Studies indicate that 70% of buying experiences are based on how customers feel they're being treated. When miscommunication leads to missed deadlines, incorrect deliverables, or the need for clients to repeat themselves multiple times, it sends a clear message: you don't have your house in order, and their business isn't being handled with care.
The impact on loyalty is predictable. Clients who experience the fallout from your internal communication problems are 50% less likely to remain loyal to your brand. In competitive markets, they have options, and they'll exercise them. One survey found that 91% of unhappy customers who don't complain simply leave and never come back.

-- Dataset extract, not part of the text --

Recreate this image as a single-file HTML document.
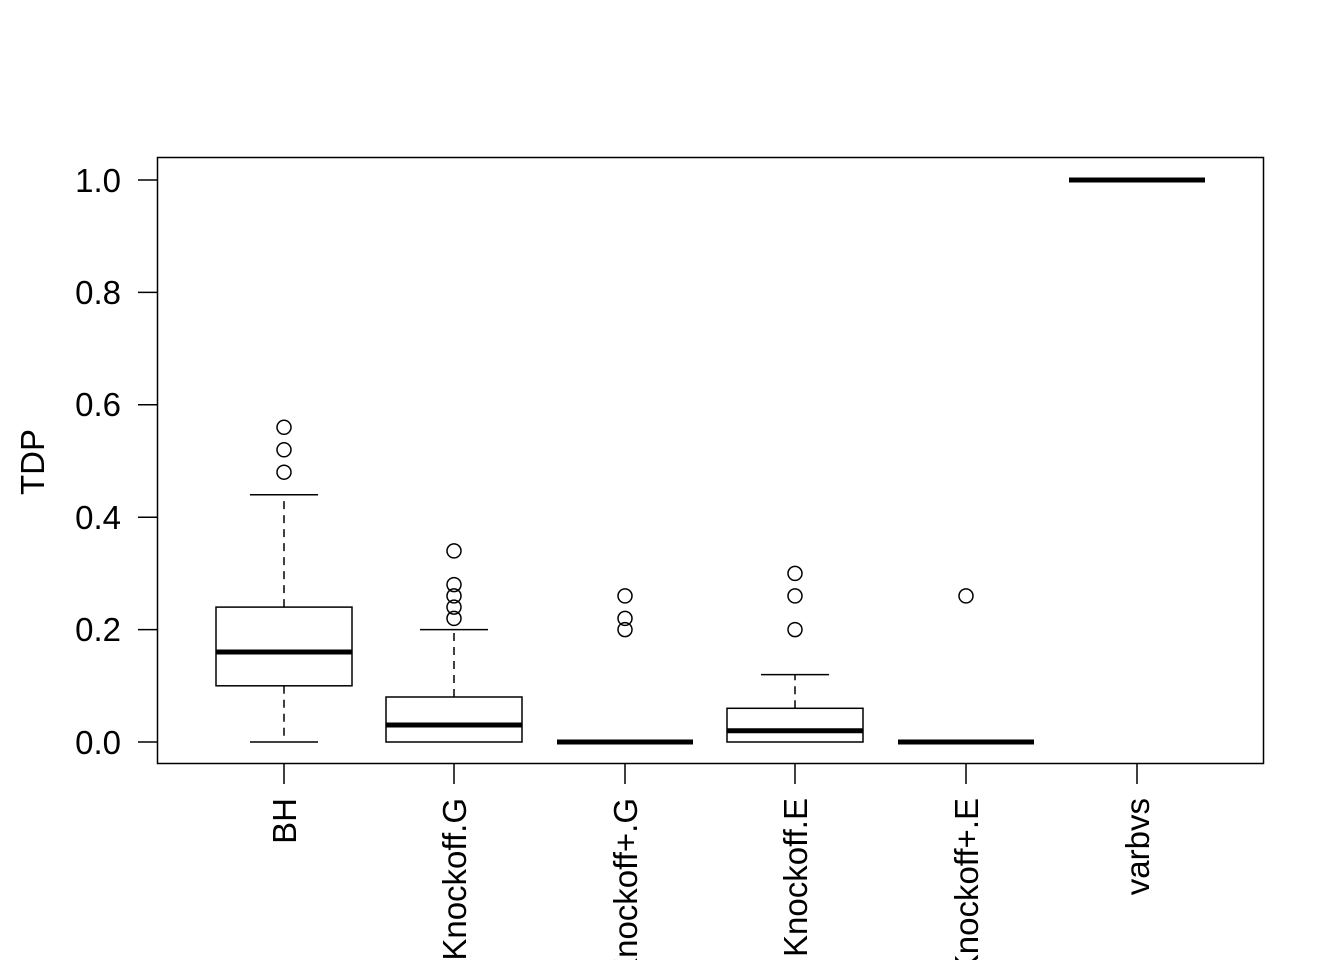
<!DOCTYPE html>
<html><head><meta charset="utf-8"><style>
html,body{margin:0;padding:0;background:#fff;overflow:hidden;}
svg text{font-family:"Liberation Sans",Arial,sans-serif;font-size:33px;fill:#000;}
</style></head><body>
<svg width="1344" height="960" viewBox="0 0 1344 960" xmlns="http://www.w3.org/2000/svg">
<rect x="0" y="0" width="1344" height="960" fill="#fff"/>
<rect x="157.5" y="157.5" width="1106" height="606" fill="none" stroke="#000" stroke-width="1.5"/>
<g stroke="#000" stroke-width="1.5">
<line x1="138" y1="180" x2="157" y2="180"/>
<line x1="138" y1="292.4" x2="157" y2="292.4"/>
<line x1="138" y1="404.8" x2="157" y2="404.8"/>
<line x1="138" y1="517.2" x2="157" y2="517.2"/>
<line x1="138" y1="629.6" x2="157" y2="629.6"/>
<line x1="138" y1="742" x2="157" y2="742"/>
</g>
<g text-anchor="end">
<text x="121" y="192">1.0</text>
<text x="121" y="304">0.8</text>
<text x="121" y="416">0.6</text>
<text x="121" y="529">0.4</text>
<text x="121" y="641">0.2</text>
<text x="121" y="754">0.0</text>
</g>
<text transform="translate(44,462) rotate(-90)" text-anchor="middle">TDP</text>
<g stroke="#000" stroke-width="1.5">
<line x1="284" y1="764" x2="284" y2="784"/>
<line x1="454" y1="764" x2="454" y2="784"/>
<line x1="625" y1="764" x2="625" y2="784"/>
<line x1="795" y1="764" x2="795" y2="784"/>
<line x1="966" y1="764" x2="966" y2="784"/>
<line x1="1137" y1="764" x2="1137" y2="784"/>
</g>
<g text-anchor="end">
<text transform="translate(296,798) rotate(-90)">BH</text>
<text transform="translate(466,798) rotate(-90)">Knockoff.G</text>
<text transform="translate(637,798) rotate(-90)">Knockoff+.G</text>
<text transform="translate(807,798) rotate(-90)">Knockoff.E</text>
<text transform="translate(978,798) rotate(-90)">Knockoff+.E</text>
<text transform="translate(1149,798) rotate(-90)">varbvs</text>
</g>
<g stroke="#000" stroke-width="1.5" fill="none">
<line x1="284" y1="685.8" x2="284" y2="742" stroke-dasharray="8,6"/>
<line x1="284" y1="607.1" x2="284" y2="494.7" stroke-dasharray="8,6"/>
<line x1="250" y1="742" x2="318" y2="742"/>
<line x1="250" y1="494.7" x2="318" y2="494.7"/>
<rect x="216" y="607.1" width="136" height="78.7" fill="#fff"/>
<line x1="216" y1="652" x2="352" y2="652" stroke-width="5"/>
<circle cx="284" cy="472.2" r="7"/><circle cx="284" cy="449.8" r="7"/><circle cx="284" cy="427.3" r="7"/>
<line x1="454" y1="697" x2="454" y2="629.6" stroke-dasharray="8,6"/>
<line x1="420" y1="629.6" x2="488" y2="629.6"/>
<rect x="386" y="697" width="136" height="45" fill="#fff"/>
<line x1="386" y1="725" x2="522" y2="725" stroke-width="5"/>
<circle cx="454" cy="618.4" r="7"/><circle cx="454" cy="607.1" r="7"/><circle cx="454" cy="595.9" r="7"/><circle cx="454" cy="584.6" r="7"/><circle cx="454" cy="550.9" r="7"/>
<line x1="557" y1="742" x2="693" y2="742" stroke-width="5"/>
<circle cx="625" cy="629.6" r="7"/><circle cx="625" cy="618.4" r="7"/><circle cx="625" cy="595.9" r="7"/>
<line x1="795" y1="708.3" x2="795" y2="674.6" stroke-dasharray="8,6"/>
<line x1="761" y1="674.6" x2="829" y2="674.6"/>
<rect x="727" y="708.3" width="136" height="33.7" fill="#fff"/>
<line x1="727" y1="730.8" x2="863" y2="730.8" stroke-width="5"/>
<circle cx="795" cy="629.6" r="7"/><circle cx="795" cy="595.9" r="7"/><circle cx="795" cy="573.4" r="7"/>
<line x1="898" y1="742" x2="1034" y2="742" stroke-width="5"/>
<circle cx="966" cy="595.9" r="7"/>
<line x1="1069" y1="180" x2="1205" y2="180" stroke-width="5"/>
</g>
</svg>
</body></html>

Consider the lifetime value of a client relationship. A loyal client doesn't just represent this year's revenue, they represent years of future business, referrals, and testimonials. Losing that relationship because someone didn't properly communicate a specification or timeline doesn't just cost you one transaction; it costs you everything that client would have brought over the course of the relationship.
Furthermore, the reputational damage compounds the loss. Dissatisfied clients talk. In the age of online reviews and social media, one client's bad experience stemming from your communication failures can influence dozens or hundreds of potential customers who never even get in touch.
The Path Forward to Prevent Miscommunication
The good news is that communication is a solvable problem. Organizations that invest in clear communication protocols, collaborative teamwork, and a culture of transparency see measurable improvements in efficiency, employee satisfaction, and client retention.
Start by auditing where miscommunication most frequently occurs in your organization. Is it between departments? In project handoffs? During strategic planning? Once you've identified the points of tension, you can implement targeted solutions through structured communication protocols or improved collaboration platforms.
Remember that clear communication isn't about more communication; it's about effective and efficient communication. It's about ensuring that when information is shared, it's shared in a way that can be understood, acted upon, and referenced later.
The cost of miscommunication is too high to ignore. Every hour lost to clarification, every disengaged employee, and every client who walks away represents a preventable loss. By prioritizing clear, consistent communication, organizations don't just avoid these costs, they unlock the productivity, engagement, and loyalty that drive sustainable success.
Note; Statistics come from several resources based on corporate surveys, SHRM, McKinsey, Quantified Communications, Saleforce. et al.